● **What to work on**:
Only the lines from the one containing "Rebuild this chart" through the one containing "import matplotlib.pyplot as plt" should be output, both ends included and exactly as they appear, minus any pictures.

● **Records for this task**:
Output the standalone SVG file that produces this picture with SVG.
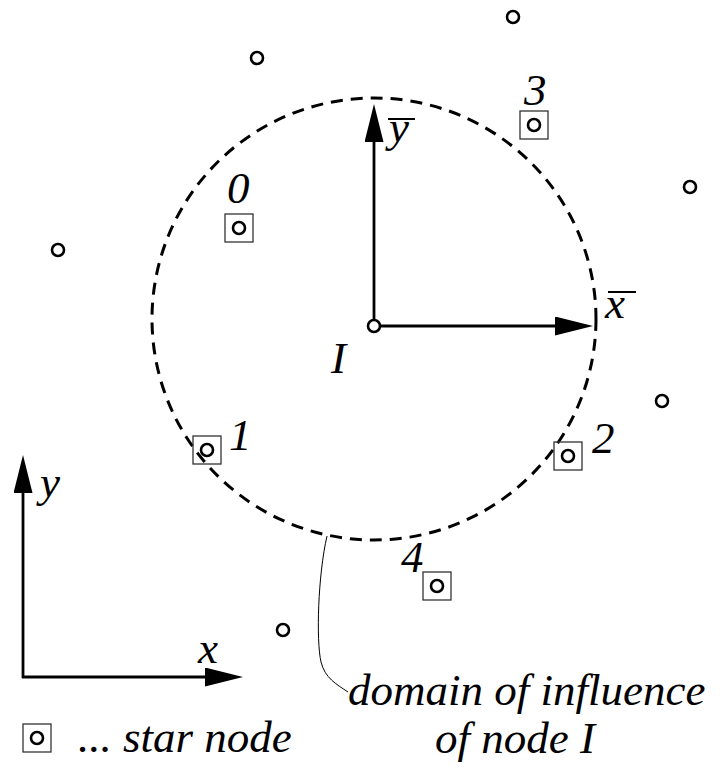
<svg xmlns="http://www.w3.org/2000/svg" width="723" height="769" viewBox="0 0 723 769">
<style>
text{font-family:'Liberation Serif','DejaVu Serif','Times New Roman',serif;font-style:italic;font-size:45px;fill:#000}
.pt{fill:#fff;stroke:#000;stroke-width:2.6}
.box{fill:none;stroke:#333;stroke-width:1.3}
.ax{stroke:#000;stroke-width:2.8;fill:none}
.bar{stroke:#000;stroke-width:2}
</style>
<defs>
<marker id="ah" viewBox="0 0 38 19" markerWidth="38" markerHeight="19" refX="28" refY="9.5" orient="auto" markerUnits="userSpaceOnUse">
<path d="M0,0 L38,9.5 L0,19 Z" fill="#000"/>
</marker>
<g id="star"><rect class="box" x="-14" y="-14" width="28" height="28"/><circle class="pt" cx="0" cy="0" r="6"/></g>
</defs>
<g id="domain">
<ellipse cx="374" cy="319" rx="222" ry="221" fill="none" stroke="#000" stroke-width="3" stroke-dasharray="12 8"/>
</g>
<g id="connectors">
<line class="ax" x1="374" y1="326" x2="374" y2="114" marker-end="url(#ah)"/>
<line class="ax" x1="374" y1="326" x2="583" y2="326" marker-end="url(#ah)"/>
<line class="ax" x1="23" y1="678" x2="23" y2="465" marker-end="url(#ah)"/>
<line class="ax" x1="22" y1="677" x2="233" y2="677" marker-end="url(#ah)"/>
<path d="M327,536 C318,575 316,640 321,662 C325,678 336,684 348,692" fill="none" stroke="#000" stroke-width="1"/>
</g>
<g id="nodeI"><circle class="pt" cx="374" cy="326" r="6"/><text x="331" y="373" font-family="Liberation Serif, serif">I</text></g>
<g id="node0"><use href="#star" x="239" y="228"/><text x="227" y="203">0</text></g>
<g id="node1"><use href="#star" x="207" y="450"/><text x="229" y="450">1</text></g>
<g id="node2"><use href="#star" x="568" y="456"/><text x="592" y="453">2</text></g>
<g id="node3"><use href="#star" x="534" y="125"/><text x="524" y="105">3</text></g>
<g id="node4"><use href="#star" x="437" y="586"/><text x="401" y="572">4</text></g>
<g id="others">
<circle class="pt" cx="513" cy="17" r="6"/>
<circle class="pt" cx="257" cy="58" r="6"/>
<circle class="pt" cx="690" cy="187" r="6"/>
<circle class="pt" cx="58" cy="250" r="6"/>
<circle class="pt" cx="662" cy="401" r="6"/>
<circle class="pt" cx="283" cy="630" r="6"/>
</g>
<g id="labels">
<text x="389" y="142">y</text>
<line class="bar" x1="388" y1="119" x2="415" y2="119"/>
<text x="605" y="318">x</text>
<line class="bar" x1="608" y1="292" x2="636" y2="292"/>
<text x="40" y="497">y</text>
<text x="198" y="663">x</text>
<text x="348" y="705">domain of influence</text>
<text x="435" y="753">of node I</text>
</g>
<g id="legend"><use href="#star" x="37" y="738"/><text x="78" y="752">... star node</text></g>
</svg>
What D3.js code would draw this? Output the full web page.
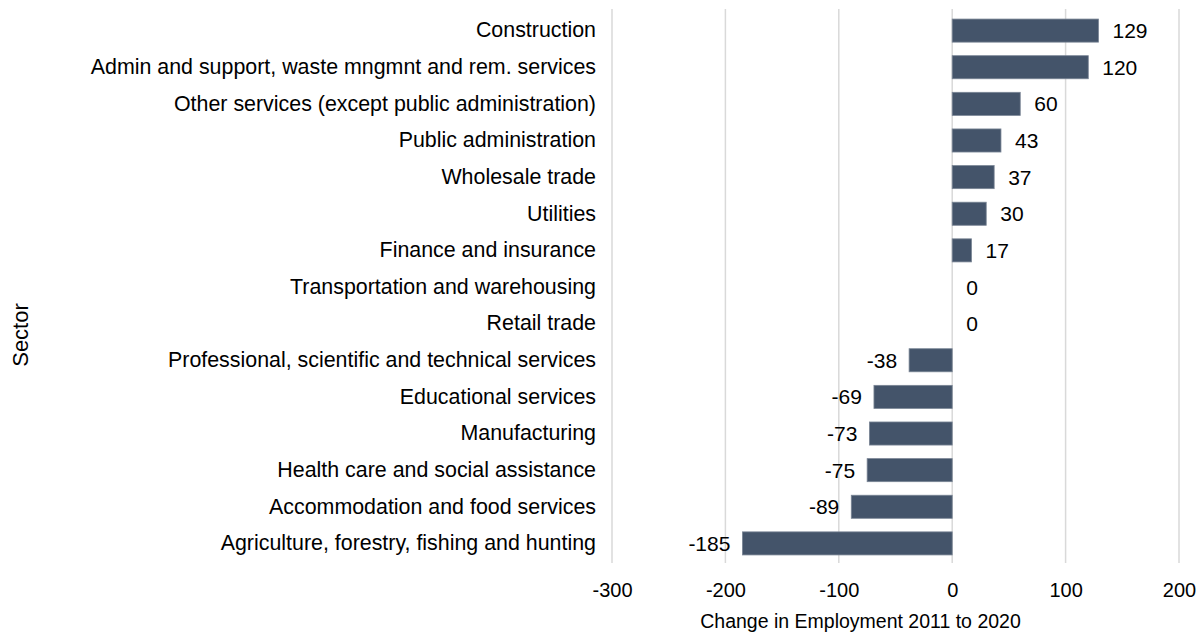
<!DOCTYPE html>
<html>
<head>
<meta charset="utf-8">
<script src="https://cdn.jsdelivr.net/npm/d3@7"></script>
<style>
  body { margin: 0; background: #fff; }
  text { font-family: "Liberation Sans", Arial, sans-serif; fill: #000; }
</style>
</head>
<body>
<svg id="chart" width="1202" height="635"></svg>
<script>
// Sectors, top to bottom
var sectors = [
    "Construction",
    "Admin and support, waste mngmnt and rem. services",
    "Other services (except public administration)",
    "Public administration",
    "Wholesale trade",
    "Utilities",
    "Finance and insurance",
    "Transportation and warehousing",
    "Retail trade",
    "Professional, scientific and technical services",
    "Educational services",
    "Manufacturing",
    "Health care and social assistance",
    "Accommodation and food services",
    "Agriculture, forestry, fishing and hunting"
];
var changes = [129, 120, 60, 43, 37, 30, 17, 0, 0, -38, -69, -73, -75, -89, -185];
var xTicks = [-300, -200, -100, 0, 100, 200];

var data = sectors.map(function(s, i) { return { sector: s, value: changes[i] }; });

// plot area in page pixels
var plotLeft = 612, plotRight = 1179, plotTop = 11, plotBottom = 563;

var svg = d3.select("#chart");

var xScale = d3.scaleLinear().domain([-300, 200]).range([plotLeft, plotRight]);
var yScale = d3.scaleBand().domain(sectors).range([plotTop, plotBottom]).paddingInner(0.37).paddingOuter(0.22);

// Gridlines
svg.append("g")
    .selectAll("line")
    .data(xTicks)
    .enter()
    .append("line")
    .attr("x1", function(d) { return xScale(d); })
    .attr("x2", function(d) { return xScale(d); })
    .attr("y1", plotTop - 2)
    .attr("y2", plotBottom)
    .attr("stroke", "#d9d9d9")
    .attr("stroke-width", 1.5);

// Bars
svg.append("g")
    .selectAll(".bar")
    .data(data)
    .enter()
    .append("rect")
    .attr("class", "bar")
    .attr("x", function(d) { return xScale(Math.min(0, d.value)); })
    .attr("y", function(d) { return yScale(d.sector); })
    .attr("width", function(d) { return Math.abs(xScale(d.value) - xScale(0)); })
    .attr("height", yScale.bandwidth())
    .attr("fill", "#44546a")
    .attr("stroke", function(d) { return d.value === 0 ? "none" : "#7a8595"; })
    .attr("stroke-width", 0.8);

// Value labels
svg.append("g")
    .selectAll("text")
    .data(data)
    .enter()
    .append("text")
    .attr("x", function(d) { return d.value < 0 ? xScale(d.value) - 12 : xScale(d.value) + 14; })
    .attr("y", function(d) { return yScale(d.sector) + yScale.bandwidth() / 2; })
    .attr("dy", "0.36em")
    .attr("text-anchor", function(d) { return d.value < 0 ? "end" : "start"; })
    .style("font-size", "21px")
    .text(function(d) { return String(d.value); });

// Y axis (category labels)
var yAxis = d3.axisLeft(yScale).tickSize(0).tickPadding(0);
var yG = svg.append("g")
    .attr("transform", "translate(596,0)")
    .call(yAxis);
yG.select(".domain").remove();
yG.selectAll("text")
    .style("font-size", "21.4px")
    .style("font-family", "'Liberation Sans', Arial, sans-serif")
    .attr("fill", "#000");

// X axis
var xAxis = d3.axisBottom(xScale).tickValues(xTicks)
    .tickFormat(function(d) { return String(d); })
    .tickSize(0).tickPadding(0);
var xG = svg.append("g")
    .attr("transform", "translate(0,583)")
    .call(xAxis);
xG.select(".domain").remove();
xG.selectAll("text")
    .style("font-size", "20px")
    .style("font-family", "'Liberation Sans', Arial, sans-serif")
    .attr("fill", "#000")
    .attr("dy", "0.71em");

// Axis titles
svg.append("text")
    .attr("x", (plotLeft + plotRight) / 2 - 35)
    .attr("y", 628)
    .attr("text-anchor", "middle")
    .style("font-size", "19.5px")
    .text("Change in Employment 2011 to 2020");

svg.append("text")
    .attr("transform", "translate(28,335) rotate(-90)")
    .attr("text-anchor", "middle")
    .style("font-size", "22px")
    .text("Sector");
</script>
</body>
</html>
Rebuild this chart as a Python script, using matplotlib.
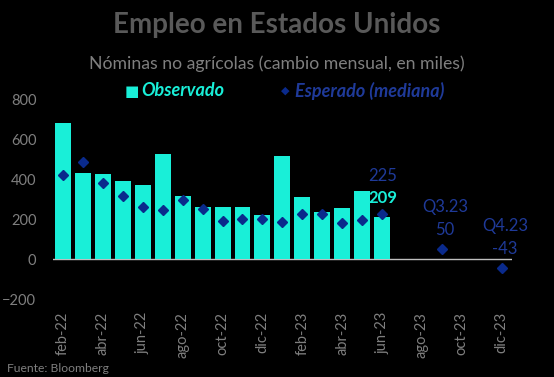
import numpy as np
import matplotlib.pyplot as plt

# Meses del eje (feb-22 .. dic-23)
meses = ["feb-22", "mar-22", "abr-22", "may-22", "jun-22", "jul-22", "ago-22",
         "sep-22", "oct-22", "nov-22", "dic-22", "ene-23", "feb-23", "mar-23",
         "abr-23", "may-23", "jun-23", "jul-23", "ago-23", "sep-23", "oct-23",
         "nov-23", "dic-23"]

# Nominas no agricolas observadas (miles)
observado = [680, 431, 427, 391, 373, 528, 315, 263, 260, 263, 221, 517,
             310, 235, 255, 340, 209]

# Esperado (mediana); meses sin dato como NaN
esperado = [421, 488, 380, 315, 263, 248, 297, 253, 192, 200, 203, 185,
            225, 228, 182, 198, 225, np.nan, np.nan, 50, np.nan, np.nan, -43]

CYAN = "#19EFD8"
NAVY = "#0A2A8C"
NAVY_TXT = "#1F3A99"
GREY = "#7F7F7F"

plt.rcParams['font.family'] = ['Lato', 'DejaVu Sans']

fig = plt.figure(figsize=(5.54, 3.77), dpi=100, facecolor="black")
ax = fig.add_axes([0.0957, 0.206, 0.828, 0.531], facecolor="black")

x = np.arange(len(meses))
x_obs = x[:len(observado)]
ax.bar(x_obs, observado, width=0.8, color=CYAN, zorder=2)
ax.plot(x, esperado, linestyle="none", marker="D", markersize=5.5,
        color=NAVY, zorder=3)
ax.axhline(0, color="#BFBFBF", linewidth=1, zorder=1)

ax.set_xlim(-0.5, len(meses) - 0.5)
ax.set_ylim(-200, 800)
ax.set_yticks(np.arange(-200, 801, 200))
ax.set_xticks(x[::2])
ax.set_xticklabels(meses[::2], rotation=90)
ax.tick_params(axis="both", length=0, colors=GREY, labelsize=10.5)
ax.tick_params(axis="x", pad=9)
ax.tick_params(axis="y", pad=12)
for s in ax.spines.values():
    s.set_visible(False)

# etiquetas de junio-23
i_jun = len(observado) - 1
ax.annotate(str(observado[i_jun]), (x[i_jun], esperado[i_jun]),
            xytext=(1, 16), textcoords="offset pixels", ha="center",
            va="center", color=CYAN, fontsize=12, fontweight="bold")
ax.annotate(str(int(esperado[i_jun])), (x[i_jun], esperado[i_jun]),
            xytext=(1, 38), textcoords="offset pixels", ha="center",
            va="center", color=NAVY_TXT, fontsize=12)

# proyecciones trimestrales
for lab, mes in [("Q3.23", "sep-23"), ("Q4.23", "dic-23")]:
    i = meses.index(mes)
    v = esperado[i]
    ax.annotate(str(int(v)), (x[i], v), xytext=(3, 19),
                textcoords="offset pixels", ha="center", va="center",
                color=NAVY_TXT, fontsize=12)
    ax.annotate(lab, (x[i], v), xytext=(3, 42),
                textcoords="offset pixels", ha="center", va="center",
                color=NAVY_TXT, fontsize=12)

fig.text(0.5, 1 - 25 / 377, "Empleo en Estados Unidos", ha="center",
         va="center", color="#595959", fontsize=20, fontweight="bold")
fig.text(0.5, 1 - 64 / 377, "Nóminas no agrícolas (cambio mensual, en miles)",
         ha="center", va="center", color=GREY, fontsize=12.7)

# leyenda manual
fig.text(125 / 554, 1 - 91 / 377, "■", ha="left", va="center",
         color=CYAN, fontsize=11, family=['DejaVu Sans'])
fig.text(141 / 554, 1 - 91 / 377, "Observado", ha="left", va="center",
         color=CYAN, fontsize=13, fontweight="bold", fontstyle="italic")
fig.text(281 / 554, 1 - 91 / 377, "◆", ha="left", va="center",
         color=NAVY, fontsize=8, family=['DejaVu Sans'])
fig.text(295 / 554, 1 - 91 / 377, "Esperado (mediana)", ha="left",
         va="center", color=NAVY_TXT, fontsize=13, fontweight="bold",
         fontstyle="italic")

fig.text(7 / 554, 1 - 368 / 377, "Fuente: Bloomberg", ha="left",
         va="center", color=GREY, fontsize=8.7)

fig.savefig("out.png", dpi=100, facecolor="black")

● **Solution to this problem**:
Rebuild this chart as a Python script, using matplotlib.
import numpy as np
import matplotlib.pyplot as plt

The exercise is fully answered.